Cuba tuvo una oportunidad de desarrollo para emular los modelos comunistas asiáticos de apertura, particularmente el Doi Moi o Reconversión Multifacética de Vietnam, que en una generación convirtió a ese país en una potencia regional de libre mercado bajo control del PC.
Disidencias entre Raúl Castro y Hugo Chávez
Ese experimento seducía al menor de los Castro, pero lo sabotearon los halcones de su propio gobierno que no querían perder sus privilegios. También conspiró en contra Hugo Chávez que detestaba la alternativa de un modelo capitalista aunque sea de estilo chino en el vecindario. Raúl Castro y Chávez nunca se apreciaron totalmente debido a esa discordia.
Tras la muerte del venezolano y el retiro de Fidel, esa posibilidad modernizadora tomó vuelo en 2014 de la mano de la gestión combinada del gobierno demócrata de Barack Obama y del Papa Francisco que alineó el Vaticano con la agenda de Washington.

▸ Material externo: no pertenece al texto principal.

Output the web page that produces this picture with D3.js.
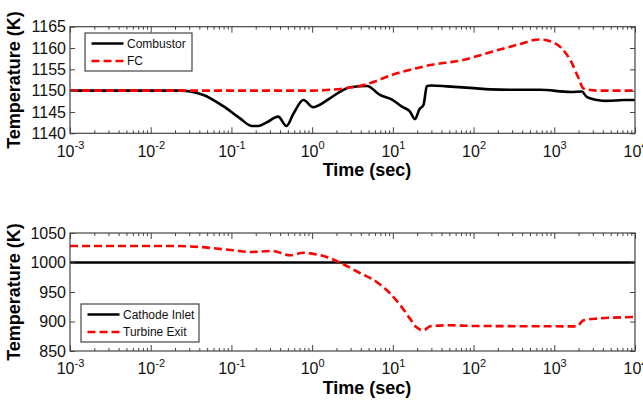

El parto del deshielo y la reapertura de embajadas entre el imperio y la isla, modificaba todo el escenario. Casi de inmediato motorizó un auspicioso brote de clase media y un flujo importante de inversiones y, por supuesto, debate político. Con el turismo en crecimiento aparecieron proyectos de grandes hoteles y una iniciativa para transformar a la isla en el principal distribuidor de contenedores del Caribe desde una zona franca en el puerto del Mariel.
Como se sabe, el inefable Donald Trump derribó todo ese armado. El republicano acabó asociado con los halcones cubanos que celebraron el retroceso. Cuando en las elecciones de 2020 llegó Joe Biden a la Casa Blanca, ex vicepresidente de Obama, los cubanos aperturistas se entusiasmaron. No era para menos. El país venía de un descomunal desastre económico con una caída extraordinaria del PBI ese año de -10,9% y -10,8% en el indicador per cápita, el peor derrumbe en casi dos décadas.
Para mejorar el ambiente de inversiones y negocios, que suponía que llegarían en torrente al revivirse el deshielo, Castro ordenó unificar las dos monedas en curso en el país. Fue el inicio del actual doloroso proceso de ajuste que disparó la inflación y la cotización del dólar.
La consecuencia fue aquella primera protesta de julio de 2021 con la exigencia de libertad y democracia en el entendimiento razonable de que de ese modo se podrían resolver mejor las calamidades. Cuba nunca se recuperó. Como ha venido repitiendo por años Leonardo Padura «en Cuba hemos tocado fondo, más que la comida o la luz lo que más nos falta es esperanza».